A follow-up study reported an overall increase in wildlife collisions along the entire corridor, but a relatively lower increase in sections with crossing structures and fencing. Landscape connectivity increased substantially, allowing for an average of 22,648 successful animal crossings per year.
A prime candidate for funding
According to information compiled by State Farm, Montana has the second highest rate of animal-vehicle collisions in the United States. An individual driver in Montana has a 1-in-44 chance of hitting an animal while driving in any given year, second only to West Virginia.
In 2020, the Montana Department of Transportation released a study on the highway corridor from Four Corners to roughly West Yellowstone. During the study period of 2009 to 2018, MDT documented 1,247 carcasses on that stretch with a conservative cost estimate of $10 million in property damage, lost hunting revenue, and human injury.
“We’ve got decades of data now from all over North America to say yes, wildlife do use [crossing structures],” Fairbank said. She emphasized the need for research to determine the right places for crossing structures—using carcass data or wildlife movement data to pin-point the most effective and long-term places for animals to cross.
So what’s the next step for a wildlife crossing bridge in Gallatin County? The Buffalo Field Campaign created a petition that aims to get Secretary of the Interior Deb Haaland, Yellowstone Superintendent Cam Sholly and Custer Gallatin National Forest Supervisor Mary Erickson to earmark transportation funding dollars for a “buffalo bridge” over 191. The CLLC and the Western Transportation Institute is wrapping up a final report to be released early this year detailing an assessment of Highway 191 between West Yellowstone and Four Corners. But don’t expect a new wildlife bridge to be put up quickly.
“In a perfect scenario, if you were talking about a project with public land on either side of the highway, or where there are already conservation easements in place, most transportation planning in Montana is on a five-year cycle. It doesn’t happen quick, especially with these bigger structural investments,” Fairbank said.

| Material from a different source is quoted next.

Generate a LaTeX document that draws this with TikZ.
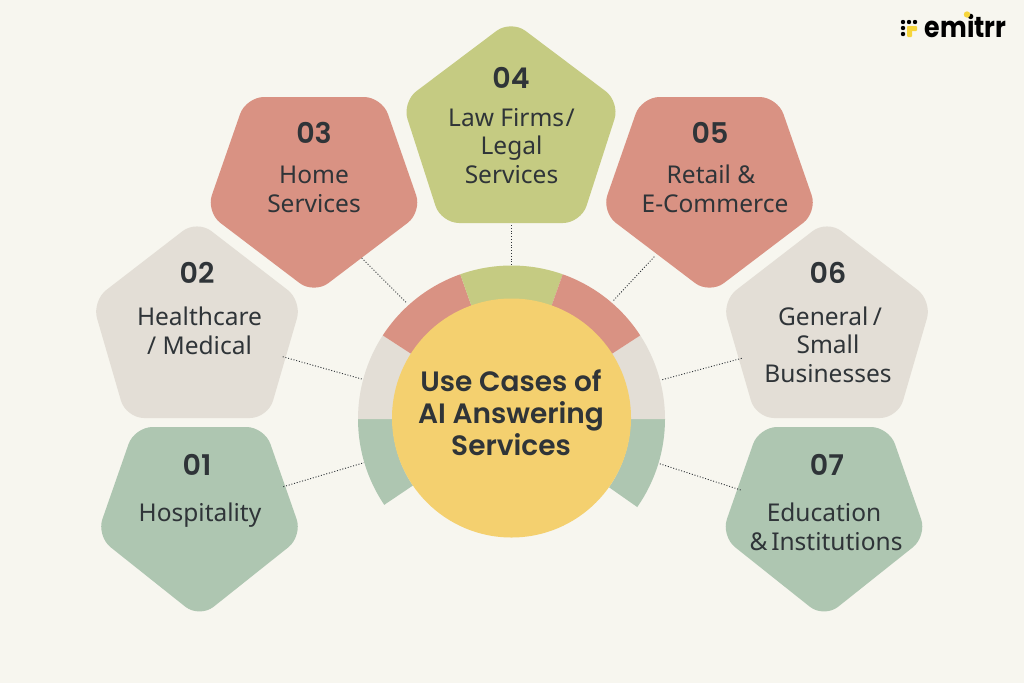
\documentclass[tikz,border=0pt]{standalone}
\usepackage{fontspec}
\setmainfont{Noto Sans}
\newfontfamily\numfont{Poppins SemiBold}
\newfontfamily\titlefont{Poppins SemiBold}
\newfontfamily\logofont{Poppins}[FakeStretch=0.87]
\usetikzlibrary{calc}
\definecolor{bgc}{HTML}{F7F6EF}
\definecolor{sage}{HTML}{AEC6B1}
\definecolor{stone}{HTML}{E3DED6}
\definecolor{coral}{HTML}{D99283}
\definecolor{olive}{HTML}{C5CB82}
\definecolor{sun}{HTML}{F4D06F}
\definecolor{ink}{HTML}{2F3438}
\definecolor{logoy}{HTML}{F6D53B}
\tikzset{
  pent/.style={rounded corners=18pt},
  numlab/.style={anchor=base,inner sep=0pt,text=ink,font=\numfont\fontsize{28.5}{28}\selectfont},
  lab/.style={anchor=base,inner sep=0pt,text=ink,align=center,font=\fontsize{24.5}{28.3}\selectfont},
  ttl/.style={anchor=base,inner sep=0pt,text=ink,align=center,font=\titlefont\fontsize{28}{32}\selectfont},
  conn/.style={draw=ink,line width=0.9pt,dash pattern=on 1pt off 1.8pt},
  dotk/.style={fill=black,draw=none,circle,inner sep=0pt,minimum size=4.4pt},
}
% #1 colour, #2 cx, #3 top, #4 side y, #5 bottom, #6 half top, #7 half side
\newcommand{\pentdown}[7]{\fill[#1,pent] ({#2-#6},#3) -- ({#2+#6},#3) -- ({#2+#7},#4) -- (#2,#5) -- ({#2-#7},#4) -- cycle;}
% #1 colour, #2 cx, #3 apex, #4 side y, #5 bottom, #6 half bottom, #7 half side
\newcommand{\pentup}[7]{\fill[#1,pent] (#2,#3) -- ({#2+#7},#4) -- ({#2+#6},#5) -- ({#2-#6},#5) -- ({#2-#7},#4) -- cycle;}
\newcommand{\ringseg}[3]{\fill[#1] ($(hub)+(#2:153.5)$) arc[start angle=#2,end angle=#3,radius=153.5] -- ($(hub)+(#3:119)$) arc[start angle=#3,end angle=#2,radius=119] -- cycle;}
\begin{document}
\begin{tikzpicture}[x=1pt,y=-1pt]
\useasboundingbox (0,0) rectangle (1024,683);
\fill[bgc] (0,0) rectangle (1024,683);
\coordinate (hub) at (511.5,419);
% ring (angles measured clockwise on screen, y axis points down)
\ringseg{sage}{0}{35}
\ringseg{sage}{146}{180}
\ringseg{stone}{-33}{0}
\ringseg{stone}{-180}{-147}
\ringseg{coral}{-147}{-109.5}
\ringseg{olive}{-109.5}{-70.5}
\ringseg{coral}{-70.5}{-33}
% pentagons
\pentdown{sage}{199.5}{427}{536}{618}{65}{103}
\pentup{stone}{197}{220}{301}{418}{71}{105}
\pentdown{coral}{314}{97}{212}{294}{68}{108}
\pentup{olive}{511}{20}{102}{223}{70}{109}
\pentdown{coral}{709.5}{97}{212}{294}{68}{108}
\pentup{stone}{827}{220}{301}{418}{71}{105}
\pentdown{sage}{824}{427}{536}{618}{65}{103}
% centre
\node[circle,fill=sun,minimum size=239pt,inner sep=0pt] (centre) at (511.5,418) {};
\node[ttl] (title) at (511,455) {Use Cases of\\AI Answering\\Services};
% numbers
\node[numlab] (n1) at (197,475) {01};
\node[numlab] (n2) at (197,283) {02};
\node[numlab] (n3) at (314,143) {03};
\node[numlab] (n4) at (511,88) {04};
\node[numlab] (n5) at (710,143) {05};
\node[numlab] (n6) at (828,283) {06};
\node[numlab] (n7) at (827,475) {07};
% labels
\node[lab] (l1) at (200,521) {Hospitality};
\node[lab] (l2) at (199.5,354) {Healthcare\\/ Medical};
\node[lab] (l3) at (314,212) {Home\\Services};
\node[lab] (l4) at (511.5,183) {Law Firms\kern1.5pt/\\Legal\\Services};
\node[lab] (l5) at (715,212) {Retail \&\hspace*{8pt}\\E-Commerce};
\node[lab] (l6) at (828,382) {\hspace*{4pt}General\kern-2pt\ /\\Small\\Businesses};
\node[lab] (l7) at (826,550) {Education\hspace*{4pt}\\\&\kern-2.5pt\ Institutions};
% connector ends
\coordinate (a1) at (283.3,486.7); \coordinate (b1) at (364,462.7);
\coordinate (a2) at (282.7,356.7); \coordinate (b2) at (361.7,379);
\coordinate (a3) at (361.7,258);   \coordinate (b3) at (406.7,303);
\coordinate (a4) at (511.5,225);   \coordinate (b4) at (511.5,265);
\coordinate (a5) at (654.3,256.7); \coordinate (b5) at (612.3,301.7);
\coordinate (a6) at (741.7,358.3); \coordinate (b6) at (661,380);
\coordinate (a7) at (740.7,490);   \coordinate (b7) at (658.3,463.3);
\foreach \i in {1,...,7} {\draw[conn] (a\i) -- (b\i);}
% logo
\node[anchor=base,inner sep=0pt,text=black,font=\logofont\bfseries\fontsize{29}{29}\selectfont] (logo) at (965.5,37) {emitrr};
\fill[logoy] (967,14.5) circle (3.2pt);
\foreach \x/\y in {903/22,909/22,915/22,903/28,903/34} {\node[dotk] at (\x,\y) {};}
\fill[logoy,rounded corners=1pt] (907,26) rectangle (917,31);
\fill[logoy,rounded corners=1pt] (907,26) rectangle (912,37);
\end{tikzpicture}
\end{document}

But a crossing structure alone isn’t enough to preserve the landscape connectivity necessary for a healthy and mobile ecosystem in the Gallatin Valley. Experts have pointed out that without public land or strong conservation easements on either side of a wildlife project, a project isn’t likely to be effective for animals or gain the political support needed to get built.
From Holly Pippel’s perspective, there’s smaller initiatives landowners in the Gallatin Valley can take to improve the mobility of wildlife. When that fence went up on a parcel that used to be an important corridor for the Gallatin Gateway herd, she got in touch with the landowner, asking if a rail could be dropped to make it easier for elk to cross. No dice. When the property was sold, she contacted the real estate agent, and relayed a question to the new owners if they might consider lowering a portion of the fence. No response.
What’s it like talking to landowners who won’t budge?
“It’s just senseless,” Pippel said.
“If my pictures and observations can help some of these new people be a little more friendly that would make my day. But it’s private property rights, so you can’t force people to do things. You can only try to make them feel compelled or passionate or make them slow down and stop to really see what’s going on,” Pippel said. “Only a couple changes can make a big difference. Lowering that fence could make a lot of difference.”